Likewise, in Diamos v. Fay Servicing, LLC, the district court rejected the plaintiff's argument that the "principal balance" cap of $931,500 was exceeded because the current loan balance was $1,264,223.48. Case No. 16-cv-5164-DMR, 2016 WL 7230896, at *3 (N.D. Cal. Dec. 14, 2016). In arguing that any unpaid interest was added to the principal balance, the plaintiff pointed to language similar to that of the instant case, which stated that interest could become capitalized into the unpaid principal balance if the borrower's monthly payments were less than the interest payment. Id. at *3-4. The district court found that such language did not suggest that all accrued interest became part of the principal balance. Id. at *4. Instead, such language:

provides for only one limited instance in which interest becomes capitalized into the unpaid principal balance . . . . It does not state that interest accrued by any other means, including interest accrued due to the borrower's default, is added to the principal balance of the loan. When read together with the maximum principal provision, [this language] addresses months in which the minimum monthly payment does not cover the interest portion and provides that the difference between the interest due and the minimum payment must be added to the principal balance. In the event that the unpaid principal exceeds 115% of the original principal balance due to th[at] situation . . . the maximum principal provision states that Plaintiff must pay a new monthly payment "in an amount that would be sufficient to repay [his] then unpaid Principal in full on the Maturity Date in substantially equal payments at the current interest rate." In this way, the two provisions seek to prevent excessive negative amortization of the loan resulting from the borrower making only minimum payments.

Id.

The Court, therefore, finds that Plaintiff has failed to show that he is likely to succeed on the merits, or that there are serious questions going to the merits. Because Plaintiff must establish all four elements to receive a temporary restraining order, Plaintiff's TRO application is DENIED. See Aniel v. GMAC Mortg., LLC, No. C 12-4201 SBA, 2012 WL 5373388, at *8 (N.D. Cal. Oct. 30, 2012) (denying TRO application because the "[p]laintiffs have not met their burden to establish a likelihood of success on the merits or raised `serious questions' going to the merits, and because they must show each of the requisite elements to obtain a TRO"); Michael J. Weber Living Trust v.
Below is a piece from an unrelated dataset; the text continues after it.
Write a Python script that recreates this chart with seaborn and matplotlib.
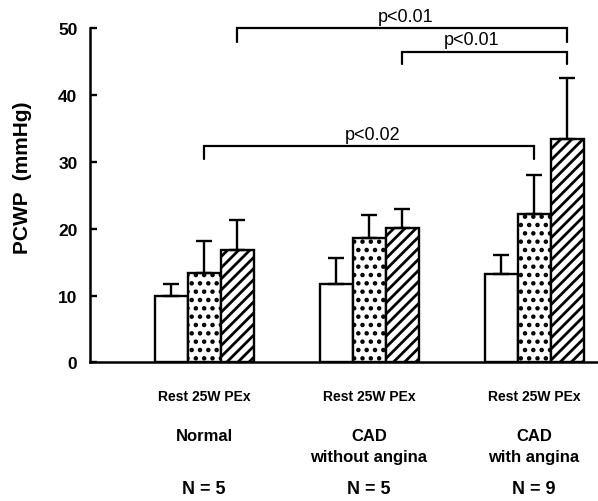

Wells Fargo Bank, N.A., No. 13-cv-542-JST, 2013 WL 1196959, at *6 (N.D. Cal. Mar. 25, 2013) (denying TRO application because "the [p]laintiff has failed to establish that it is likely to succeed on the merits of its claim, or even that there is any serious question of the merits, [and therefore] it has failed to establish one of the required elements for preliminary injunctive relief"); Galindo v. BSI Fin. Servs., Inc., Case No. 17-cv-21-LHK, 2017 WL 3007081, at *9 (N.D. Cal. July 14, 2017) (denying TRO application where the plaintiffs failed to establish a likelihood of success on the merits of their claims).

III. CONCLUSION

For the reasons stated above, the Plaintiff's TRO application is DENIED.

IT IS SO ORDERED.

FootNotes


1. Because the Court rules on the papers, Plaintiff's motion to appear by phone is DENIED as moot. (Dkt. No. 17.)
2. This page number refers to the adjustable rate mortgage note.
3. This account balance was also attached to Defendant's request for judicial notice in support of Defendant's July 14, 2017 motion to dismiss, as well as a currently pending motion to dismiss. (Dkt. No. 8, Exh. C; Dkt. No. 13, Exh. C.) Plaintiff did not address the document in his TRO application.